====== Dataset section

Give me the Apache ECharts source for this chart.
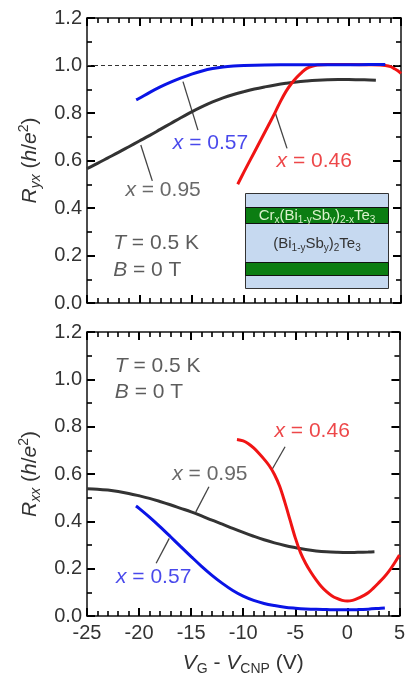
<!DOCTYPE html>
<html><head><meta charset="utf-8">
<script src="https://cdn.jsdelivr.net/npm/echarts@6/dist/echarts.min.js"></script>
<style>html,body{margin:0;padding:0;background:#fff}#c{width:408px;height:678px}</style>
</head><body><div id="c"></div>
<script>
const FONT = '"Liberation Sans", Arial, Helvetica, sans-serif';

// ---------- Top panel: R_yx ----------
const ryxBlackX = [-25,-24,-23,-22,-21,-20,-19,-18,-17,-16,-15,-14,-13,-12,-11,-10,-9,-8,-7,-6,-5,-4,-3,-2,-1,0,1,2,2.6];
const ryxBlackY = [0.566,0.588,0.611,0.634,0.658,0.682,0.706,0.731,0.756,0.781,0.805,0.827,0.847,0.864,0.878,0.89,0.901,0.91,0.918,0.925,0.931,0.935,0.938,0.94,0.941,0.941,0.94,0.939,0.938];
const ryxBlueX = [-20.3,-20,-19,-18,-17,-16,-15,-14,-13,-12,-11,-10,-8,-5,-2,0,2,3.5];
const ryxBlueY = [0.855,0.862,0.887,0.91,0.93,0.948,0.964,0.977,0.987,0.994,0.998,1.0,1.002,1.003,1.003,1.003,1.004,1.004];
const ryxRedX = [-10.6,-10,-9,-8.5,-8,-7.5,-7,-6.5,-6,-5.5,-5,-4.5,-4,-3.5,-3,-2,0,2,3,3.5,4,4.3,4.7,5];
const ryxRedY = [0.5,0.552,0.636,0.678,0.72,0.762,0.805,0.85,0.89,0.922,0.948,0.97,0.988,0.997,1.002,1.004,1.004,1.003,1.002,1.0,0.995,0.988,0.978,0.966];
const quantumLevelX = [-25, 5];
const quantumLevelY = [1.0, 1.0];

// ---------- Bottom panel: R_xx ----------
const rxxBlackX = [-25,-24,-23,-22,-21,-20,-19,-18,-17,-16,-15,-14,-13,-12,-11,-10,-9,-8,-7,-6,-5,-4,-3,-2,-1,0,1,2,2.6];
const rxxBlackY = [0.538,0.536,0.532,0.526,0.518,0.508,0.497,0.484,0.47,0.455,0.44,0.423,0.405,0.388,0.37,0.353,0.337,0.322,0.309,0.298,0.289,0.281,0.275,0.271,0.269,0.268,0.269,0.27,0.271];
const rxxBlueX = [-20.3,-20,-19,-18,-17,-16,-15,-14,-13,-12,-11,-10,-9,-8,-7,-6,-5,-4,-3,-2,-1,0,1,2,3,3.6];
const rxxBlueY = [0.465,0.455,0.418,0.378,0.336,0.293,0.251,0.21,0.172,0.138,0.108,0.084,0.066,0.053,0.044,0.037,0.033,0.03,0.028,0.027,0.026,0.026,0.027,0.029,0.032,0.034];
const rxxRedX = [-10.6,-10,-9.5,-9,-8.5,-8,-7.5,-7,-6.5,-6,-5.5,-5,-4.5,-4,-3.5,-3,-2.5,-2,-1.5,-1,-0.5,0,0.5,1,1.5,2,2.5,3,3.5,4,4.5,5];
const rxxRedY = [0.746,0.74,0.728,0.71,0.688,0.663,0.635,0.598,0.548,0.48,0.405,0.33,0.268,0.222,0.185,0.153,0.125,0.103,0.086,0.074,0.066,0.063,0.066,0.074,0.085,0.098,0.118,0.14,0.163,0.19,0.222,0.258];

// ---------- Annotations (data coordinates) ----------
const topLabels = [
  {text:'x = 0.57', x:-13.2, y:0.672, color:'#1a1ae6'},
  {text:'x = 0.46', x:-3.29, y:0.599, color:'#e8191b'},
  {text:'x = 0.95', x:-17.73, y:0.476, color:'#444444'}
];
const topLeaders = [
  {pts:[[-15.83,0.932],[-14.4,0.728]]},
  {pts:[[-19.86,0.665],[-18.76,0.514]]},
  {pts:[[-7.0,0.799],[-5.89,0.651]]}
];
const bottomLabels = [
  {text:'x = 0.46', x:-3.38, y:0.779, color:'#e8191b'},
  {text:'x = 0.95', x:-13.2, y:0.6, color:'#444444'},
  {text:'x = 0.57', x:-18.6, y:0.166, color:'#1a1ae6'}
];
const bottomLeaders = [
  {pts:[[-14.55,0.44],[-13.29,0.546]]},
  {pts:[[-7.26,0.617],[-5.98,0.715]]},
  {pts:[[-17.1,0.328],[-18.36,0.223]]}
];
const condTop = [{text:'T = 0.5 K', x:-22.5, y:0.253},{text:'B = 0 T', x:-22.5, y:0.139}];
const condBottom = [{text:'T = 0.5 K', x:-22.33, y:1.057},{text:'B = 0 T', x:-22.33, y:0.944}];

const xTicks = [-25,-20,-15,-10,-5,0,5];
const yTicks = [0,0.2,0.4,0.6,0.8,1.0,1.2];

const zip = (xs, ys) => xs.map((x,i)=>[x, ys[i]]);
const AX = '#000000';

function xAx(grid, pos, labels, name) {
  const o = {
    gridIndex: grid, type:'value', position: pos, min: xTicks[0], max: xTicks[xTicks.length-1], interval: 5,
    axisLine:{show:true, onZero:false, lineStyle:{color:'#111', width:1.5}},
    axisTick:{show:true, inside:true, length:8, lineStyle:{color:AX, width:2}},
    minorTick:{show:true, splitNumber:5, length:5, lineStyle:{color:AX, width:1.6}},
    splitLine:{show:false},
    axisLabel:{show:labels, margin:7, fontSize:20, color:'#333', fontFamily:FONT}
  };
  if (name) {
    o.name = name; o.nameLocation = 'middle'; o.nameGap = 34;
    o.nameTextStyle = {fontSize:21, color:'#333', fontFamily:FONT,
      rich:{i:{fontStyle:'italic', fontSize:21, fontFamily:FONT, color:'#333'},
            sub:{fontSize:14, fontFamily:FONT, color:'#333', verticalAlign:'bottom', lineHeight:26}}};
  }
  return o;
}
function yAx(grid, pos, labels, name) {
  const o = {
    gridIndex: grid, type:'value', position: pos, min: yTicks[0], max: yTicks[yTicks.length-1], interval: 0.2,
    axisLine:{show:true, onZero:false, lineStyle:{color:'#111', width:1.5}},
    axisTick:{show:true, inside:true, length:8, lineStyle:{color:AX, width:2}},
    minorTick:{show:true, splitNumber:2, length:5, lineStyle:{color:AX, width:1.6}},
    splitLine:{show:false},
    axisLabel:{show:labels, margin:5, fontSize:20, color:'#333', fontFamily:FONT, formatter: v => v.toFixed(1)}
  };
  if (name) {
    o.name = name; o.nameLocation = 'middle'; o.nameGap = 44;
    o.nameTextStyle = {fontSize:21, color:'#333', fontFamily:FONT,
      rich:{i:{fontStyle:'italic', fontSize:21, fontFamily:FONT, color:'#333'},
            sub:{fontSize:14, fontStyle:'italic', fontFamily:FONT, color:'#333', verticalAlign:'bottom', lineHeight:26},
            sup:{fontSize:14, fontFamily:FONT, color:'#333', verticalAlign:'top', lineHeight:26}}};
  }
  return o;
}

function curve(xi, yi, xs, ys, color, z) {
  return {type:'line', xAxisIndex:xi, yAxisIndex:yi, data:zip(xs, ys), showSymbol:false, symbol:'none',
    smooth:0.35, lineStyle:{color:color, width:3}, z: z||3, silent:true};
}
function leader(xi, yi, pts) {
  return {type:'line', xAxisIndex:xi, yAxisIndex:yi, data:pts, showSymbol:false, symbol:'none',
    lineStyle:{color:'#444', width:1.3}, z:2, silent:true};
}
function labelSeries(xi, yi, items, align) {
  return {type:'scatter', xAxisIndex:xi, yAxisIndex:yi, symbolSize:0, silent:true, z:5,
    itemStyle:{color:'transparent'},
    data: items.map(it => ({value:[it.x, it.y], label:{
      show:true, position:'inside', align: align || 'center', verticalAlign:'middle',
      color: it.color || '#333', fontSize:21, fontFamily:FONT,
      formatter: it.text.replace(/^([xTB])/, '{i|$1}'), rich: {i:{fontStyle:'italic', fontSize:21, fontFamily:FONT, color: it.color || '#333'}}
    }}))
  };
}

const series = [
  {type:'line', xAxisIndex:0, yAxisIndex:0, data:zip(quantumLevelX, quantumLevelY), showSymbol:false, symbol:'none',
   lineStyle:{color:'#333', width:1, type:[4,3]}, z:1, silent:true},
  curve(0,0, ryxBlackX, ryxBlackY, '#333333'),
  curve(0,0, ryxRedX, ryxRedY, '#f01414'),
  curve(0,0, ryxBlueX, ryxBlueY, '#0a14e6', 4),
  ...topLeaders.map(l => leader(0,0,l.pts)),
  labelSeries(0,0, topLabels),
  labelSeries(0,0, condTop, 'left'),
  curve(2,2, rxxBlackX, rxxBlackY, '#333333'),
  curve(2,2, rxxBlueX, rxxBlueY, '#0a14e6'),
  curve(2,2, rxxRedX, rxxRedY, '#f01414', 4),
  ...bottomLeaders.map(l => leader(2,2,l.pts)),
  labelSeries(2,2, bottomLabels),
  labelSeries(2,2, condBottom, 'left')
];

const LB = '#c6d9f0', GR = '#0b7d12';
const inset = {type:'group', left:245, top:193, z:10, children:[
  {type:'rect', shape:{x:0,y:0,width:143,height:95}, style:{fill:LB, stroke:'#333', lineWidth:1}},
  {type:'rect', shape:{x:0,y:14,width:143,height:16}, style:{fill:GR, stroke:'#111', lineWidth:1}},
  {type:'rect', shape:{x:0,y:69,width:143,height:13}, style:{fill:GR, stroke:'#111', lineWidth:1}},
  {type:'text', x:71.5, y:22, style:{text:'Cr{s|x}(Bi{s|1-y}Sb{s|y}){s|2-x}Te{s|3}', fill:'#d9f2cc', fontSize:15, fontFamily:FONT,
     align:'center', verticalAlign:'middle', rich:{s:{fontSize:10, fontFamily:FONT, fill:'#d9f2cc', verticalAlign:'bottom', lineHeight:20}}}},
  {type:'text', x:71.5, y:50, style:{text:'(Bi{s|1-y}Sb{s|y}){s|2}Te{s|3}', fill:'#333', fontSize:15, fontFamily:FONT,
     align:'center', verticalAlign:'middle', rich:{s:{fontSize:10, fontFamily:FONT, fill:'#333', verticalAlign:'bottom', lineHeight:20}}}}
]};

const option = {
  animation:false,
  grid:[{left:87, top:18, width:314, height:285},{left:87, top:332, width:314, height:284}],
  xAxis:[xAx(0,'bottom',false), xAx(0,'top',false), xAx(1,'bottom',true,'{i|V}{sub|G} - {i|V}{sub|CNP} (V)'), xAx(1,'top',false)],
  yAxis:[yAx(0,'left',true,'{i|R}{sub|yx} ({i|h}/{i|e}{sup|2})'), yAx(0,'right',false), yAx(1,'left',true,'{i|R}{sub|xx} ({i|h}/{i|e}{sup|2})'), yAx(1,'right',false)],
  series: series,
  graphic:[inset]
};
const chart = echarts.init(document.getElementById('c'), null, {renderer:'canvas'});
chart.setOption(option);
</script></body></html>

============

**Instructions for the task:** Please extract exactly the lines of the data, from the first through the line containing "Arial, Helvetica, sans-serif';", and add no pictures to the copy.

**Answer to the task:**
Give me the Apache ECharts source for this chart.
<!DOCTYPE html>
<html><head><meta charset="utf-8">
<script src="https://cdn.jsdelivr.net/npm/echarts@6/dist/echarts.min.js"></script>
<style>html,body{margin:0;padding:0;background:#fff}#c{width:408px;height:678px}</style>
</head><body><div id="c"></div>
<script>
const FONT = '"Liberation Sans", Arial, Helvetica, sans-serif';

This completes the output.